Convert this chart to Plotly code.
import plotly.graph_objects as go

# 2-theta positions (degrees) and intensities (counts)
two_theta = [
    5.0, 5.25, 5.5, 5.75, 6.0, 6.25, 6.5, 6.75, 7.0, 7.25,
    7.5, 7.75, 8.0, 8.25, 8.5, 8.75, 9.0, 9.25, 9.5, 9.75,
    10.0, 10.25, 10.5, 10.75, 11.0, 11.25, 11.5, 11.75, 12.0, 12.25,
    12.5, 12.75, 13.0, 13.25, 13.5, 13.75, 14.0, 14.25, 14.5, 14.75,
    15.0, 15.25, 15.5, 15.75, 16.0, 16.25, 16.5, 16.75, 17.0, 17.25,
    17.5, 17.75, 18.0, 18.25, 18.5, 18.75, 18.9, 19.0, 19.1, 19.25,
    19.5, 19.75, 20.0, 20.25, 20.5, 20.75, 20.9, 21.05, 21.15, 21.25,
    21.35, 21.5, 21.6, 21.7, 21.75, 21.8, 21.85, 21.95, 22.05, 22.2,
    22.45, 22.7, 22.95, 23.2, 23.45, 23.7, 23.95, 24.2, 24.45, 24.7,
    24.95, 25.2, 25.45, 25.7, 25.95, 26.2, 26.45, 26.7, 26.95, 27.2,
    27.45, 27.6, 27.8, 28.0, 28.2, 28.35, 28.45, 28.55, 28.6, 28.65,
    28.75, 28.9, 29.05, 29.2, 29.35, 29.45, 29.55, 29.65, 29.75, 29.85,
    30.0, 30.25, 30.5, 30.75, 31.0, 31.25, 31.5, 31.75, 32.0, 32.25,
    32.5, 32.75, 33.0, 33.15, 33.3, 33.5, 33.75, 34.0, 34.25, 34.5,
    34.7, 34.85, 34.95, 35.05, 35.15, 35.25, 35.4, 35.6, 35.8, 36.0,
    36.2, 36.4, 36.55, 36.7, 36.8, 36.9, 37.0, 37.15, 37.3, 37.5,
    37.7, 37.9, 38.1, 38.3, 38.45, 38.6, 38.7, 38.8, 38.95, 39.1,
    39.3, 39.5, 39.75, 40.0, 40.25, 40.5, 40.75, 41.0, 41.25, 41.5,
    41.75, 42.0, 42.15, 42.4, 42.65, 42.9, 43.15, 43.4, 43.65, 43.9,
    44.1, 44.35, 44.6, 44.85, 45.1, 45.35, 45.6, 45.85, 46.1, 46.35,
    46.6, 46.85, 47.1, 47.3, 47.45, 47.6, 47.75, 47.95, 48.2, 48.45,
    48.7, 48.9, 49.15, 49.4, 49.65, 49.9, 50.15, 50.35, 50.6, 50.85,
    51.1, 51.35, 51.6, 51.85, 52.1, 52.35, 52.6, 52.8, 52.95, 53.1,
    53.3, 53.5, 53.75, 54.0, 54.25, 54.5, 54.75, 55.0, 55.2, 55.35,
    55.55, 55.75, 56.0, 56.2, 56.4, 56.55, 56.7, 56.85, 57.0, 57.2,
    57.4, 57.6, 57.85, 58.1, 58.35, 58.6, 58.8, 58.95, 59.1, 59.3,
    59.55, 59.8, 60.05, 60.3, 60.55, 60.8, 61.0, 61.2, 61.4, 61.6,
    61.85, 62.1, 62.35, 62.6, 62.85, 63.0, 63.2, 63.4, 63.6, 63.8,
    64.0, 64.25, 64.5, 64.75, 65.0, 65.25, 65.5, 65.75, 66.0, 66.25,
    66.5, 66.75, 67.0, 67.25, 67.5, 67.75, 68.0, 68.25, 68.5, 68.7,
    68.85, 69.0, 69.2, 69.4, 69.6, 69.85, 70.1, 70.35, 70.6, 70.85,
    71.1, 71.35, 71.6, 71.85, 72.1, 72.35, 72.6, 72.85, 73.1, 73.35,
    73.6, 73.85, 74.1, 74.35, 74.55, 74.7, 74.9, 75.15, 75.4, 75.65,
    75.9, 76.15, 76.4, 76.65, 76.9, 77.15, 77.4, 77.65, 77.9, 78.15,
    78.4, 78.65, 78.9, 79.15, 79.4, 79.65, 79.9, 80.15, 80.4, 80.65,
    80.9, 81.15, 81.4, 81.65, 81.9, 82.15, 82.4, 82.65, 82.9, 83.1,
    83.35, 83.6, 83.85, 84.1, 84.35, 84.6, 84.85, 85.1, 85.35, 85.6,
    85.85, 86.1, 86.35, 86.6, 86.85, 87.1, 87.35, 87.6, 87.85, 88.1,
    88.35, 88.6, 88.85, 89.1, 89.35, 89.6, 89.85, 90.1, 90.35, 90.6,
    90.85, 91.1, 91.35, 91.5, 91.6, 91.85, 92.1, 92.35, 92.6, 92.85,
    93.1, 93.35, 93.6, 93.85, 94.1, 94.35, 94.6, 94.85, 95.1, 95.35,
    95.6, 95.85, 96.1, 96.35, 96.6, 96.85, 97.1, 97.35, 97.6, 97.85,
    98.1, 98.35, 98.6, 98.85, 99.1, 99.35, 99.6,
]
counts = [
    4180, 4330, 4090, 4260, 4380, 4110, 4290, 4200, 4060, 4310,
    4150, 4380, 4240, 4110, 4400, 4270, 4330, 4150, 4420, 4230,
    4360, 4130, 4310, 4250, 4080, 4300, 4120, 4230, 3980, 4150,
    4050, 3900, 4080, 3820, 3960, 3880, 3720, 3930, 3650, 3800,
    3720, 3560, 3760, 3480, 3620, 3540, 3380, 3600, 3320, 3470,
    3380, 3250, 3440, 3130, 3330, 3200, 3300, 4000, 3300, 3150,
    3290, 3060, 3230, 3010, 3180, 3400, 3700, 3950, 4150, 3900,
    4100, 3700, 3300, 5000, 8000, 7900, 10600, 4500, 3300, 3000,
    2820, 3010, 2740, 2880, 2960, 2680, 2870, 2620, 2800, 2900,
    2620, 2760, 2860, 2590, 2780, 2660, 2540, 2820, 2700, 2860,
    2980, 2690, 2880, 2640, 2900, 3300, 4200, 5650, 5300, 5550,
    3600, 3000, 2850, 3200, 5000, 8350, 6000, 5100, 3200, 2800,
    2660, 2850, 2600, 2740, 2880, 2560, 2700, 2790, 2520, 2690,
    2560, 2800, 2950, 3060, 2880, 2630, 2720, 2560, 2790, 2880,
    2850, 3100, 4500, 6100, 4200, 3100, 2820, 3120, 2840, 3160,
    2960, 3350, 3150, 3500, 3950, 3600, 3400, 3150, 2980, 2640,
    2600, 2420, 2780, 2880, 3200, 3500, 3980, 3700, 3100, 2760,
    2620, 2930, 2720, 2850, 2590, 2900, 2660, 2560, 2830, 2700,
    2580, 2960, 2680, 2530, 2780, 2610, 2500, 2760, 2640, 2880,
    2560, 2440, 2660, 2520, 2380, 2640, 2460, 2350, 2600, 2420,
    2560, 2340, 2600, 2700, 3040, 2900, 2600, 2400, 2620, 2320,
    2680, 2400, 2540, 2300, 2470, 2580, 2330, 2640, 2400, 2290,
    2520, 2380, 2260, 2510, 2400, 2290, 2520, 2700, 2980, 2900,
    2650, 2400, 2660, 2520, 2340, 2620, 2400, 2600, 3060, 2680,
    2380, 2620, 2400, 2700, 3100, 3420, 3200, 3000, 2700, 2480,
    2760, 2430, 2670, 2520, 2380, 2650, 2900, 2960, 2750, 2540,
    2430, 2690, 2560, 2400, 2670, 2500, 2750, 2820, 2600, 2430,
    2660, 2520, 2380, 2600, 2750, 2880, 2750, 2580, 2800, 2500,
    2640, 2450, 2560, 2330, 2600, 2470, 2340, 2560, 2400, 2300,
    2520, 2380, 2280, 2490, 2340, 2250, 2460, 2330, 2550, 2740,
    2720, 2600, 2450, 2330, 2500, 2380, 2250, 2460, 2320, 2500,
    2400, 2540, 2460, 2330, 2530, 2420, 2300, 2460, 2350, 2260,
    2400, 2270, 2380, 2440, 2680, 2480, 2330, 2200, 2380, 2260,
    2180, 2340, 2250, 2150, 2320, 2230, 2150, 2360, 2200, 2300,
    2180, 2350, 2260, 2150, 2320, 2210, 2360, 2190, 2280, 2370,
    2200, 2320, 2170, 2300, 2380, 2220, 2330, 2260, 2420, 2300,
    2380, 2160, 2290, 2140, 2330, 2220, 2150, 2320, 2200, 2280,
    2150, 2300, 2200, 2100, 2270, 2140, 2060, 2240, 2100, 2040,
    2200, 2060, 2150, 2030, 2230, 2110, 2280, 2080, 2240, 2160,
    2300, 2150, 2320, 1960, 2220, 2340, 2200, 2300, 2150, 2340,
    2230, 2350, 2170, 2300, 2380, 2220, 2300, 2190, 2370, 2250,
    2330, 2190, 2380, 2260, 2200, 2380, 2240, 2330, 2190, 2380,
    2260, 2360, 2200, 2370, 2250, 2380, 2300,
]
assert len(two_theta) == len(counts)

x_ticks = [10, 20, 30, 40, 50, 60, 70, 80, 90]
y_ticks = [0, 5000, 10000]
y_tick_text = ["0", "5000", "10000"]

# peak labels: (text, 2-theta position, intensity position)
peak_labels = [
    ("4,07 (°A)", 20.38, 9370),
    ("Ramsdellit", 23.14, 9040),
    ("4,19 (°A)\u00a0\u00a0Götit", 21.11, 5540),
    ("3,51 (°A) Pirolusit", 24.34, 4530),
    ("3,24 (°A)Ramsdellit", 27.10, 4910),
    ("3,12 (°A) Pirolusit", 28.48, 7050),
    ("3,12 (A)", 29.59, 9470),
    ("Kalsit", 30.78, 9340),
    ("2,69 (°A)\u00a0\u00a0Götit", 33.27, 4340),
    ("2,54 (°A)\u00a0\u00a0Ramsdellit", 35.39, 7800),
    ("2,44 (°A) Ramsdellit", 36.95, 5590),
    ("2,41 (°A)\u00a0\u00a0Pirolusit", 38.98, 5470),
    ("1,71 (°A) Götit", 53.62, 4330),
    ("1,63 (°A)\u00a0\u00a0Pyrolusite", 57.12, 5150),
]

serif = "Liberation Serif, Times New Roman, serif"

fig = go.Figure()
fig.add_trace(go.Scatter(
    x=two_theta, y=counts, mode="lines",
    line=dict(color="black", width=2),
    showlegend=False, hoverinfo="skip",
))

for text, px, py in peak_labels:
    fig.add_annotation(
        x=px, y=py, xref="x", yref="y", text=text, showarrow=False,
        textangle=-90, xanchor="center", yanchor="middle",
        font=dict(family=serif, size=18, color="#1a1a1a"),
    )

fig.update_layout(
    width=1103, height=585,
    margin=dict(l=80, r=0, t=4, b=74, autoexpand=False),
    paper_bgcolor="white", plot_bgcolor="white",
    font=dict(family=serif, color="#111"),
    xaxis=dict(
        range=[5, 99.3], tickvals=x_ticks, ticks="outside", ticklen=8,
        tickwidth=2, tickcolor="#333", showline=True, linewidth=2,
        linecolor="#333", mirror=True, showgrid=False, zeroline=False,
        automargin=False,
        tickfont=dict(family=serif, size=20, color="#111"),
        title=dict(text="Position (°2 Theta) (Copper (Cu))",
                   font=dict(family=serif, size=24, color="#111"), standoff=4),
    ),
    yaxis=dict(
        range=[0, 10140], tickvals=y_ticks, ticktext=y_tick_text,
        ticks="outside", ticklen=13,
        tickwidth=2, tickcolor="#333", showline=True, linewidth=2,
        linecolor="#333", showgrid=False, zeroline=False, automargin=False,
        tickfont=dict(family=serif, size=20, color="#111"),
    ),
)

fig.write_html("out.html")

== Written task ==
Repeat, word for word, the lines from the opening of the material through the line containing "import plotly.graph_objects as go".

== Expected answer ==
Convert this chart to Plotly code.
import plotly.graph_objects as go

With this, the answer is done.